Hatmaker Stephen Jones is the go to guy in the world of high fashion, music and film.

Jones' career in hatmaking extends to nearly three decades. He has designed hats for everyone from John Galliano, Marc Jacobs to Comme des Garcons. In 2008 alone, he whipped up more than 500 distinct styles of his exquisitely crafted daring designs. He is known for being a calm, gracious man with elegant humour during the hectic fashion week.

Jones received the 2008's Outstanding Achievement Award at the British Fashion Awards. Also in his honour and collaboration this year, February 2009, he has an exhibit in London England's Victoria & Albert Museum. The exhibit is named Hats: An Anthology by Stephen Jones and will showcase more than 300 pieces. In his exhibit will be pieces Jones has collected over the years from around the world and history told through headgear. Human civilization's fashion, dating back to a mask from back in 600BC from Egypt.

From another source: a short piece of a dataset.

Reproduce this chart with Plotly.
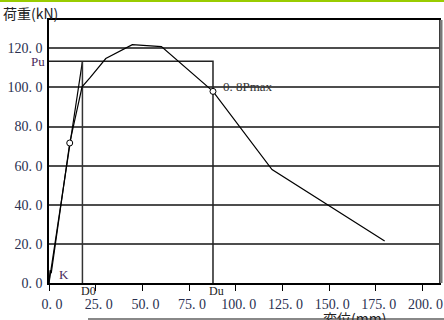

Jones' career happened in what he calls “a happy accident.” He was studying at Central Saint Martins college in London, England in a couture studio, when the hatmakers studio caught his eye. He explains what makes hat making still so appealing to him,

“It's so weird, so esoteric (special knowledge), such an escape from the blandness of modern life,” he explains.

At 52 Jones still hasn't lost his appetite for milliner and insists he does not feel like himself without a hat, and only feels complete with one. His favourite being the beret.

“It's the t-shirt of hats, for morning, noon, or night,” he said.

Jones has his own milliner salon in London, England. His shop provides an exclusive consultation service, working with the clients to create, size and co-ordinate their ultimate hat. Take note that prices range £100 - £1500, translation $400-$30,000 Canadian. So that means they are best worshipped from afar. His hats have topped the heads of Princess Diana, Madonna, Mick Jagger and Dita von Teese just to name a few.

My favourite quote of his confessing to his love for hats and his business as he puts it:

“I like to think that people regard my work as a treat, more akin to chocolates or perfume than just fashion. A hat should be a pal, because it's befriending your face.”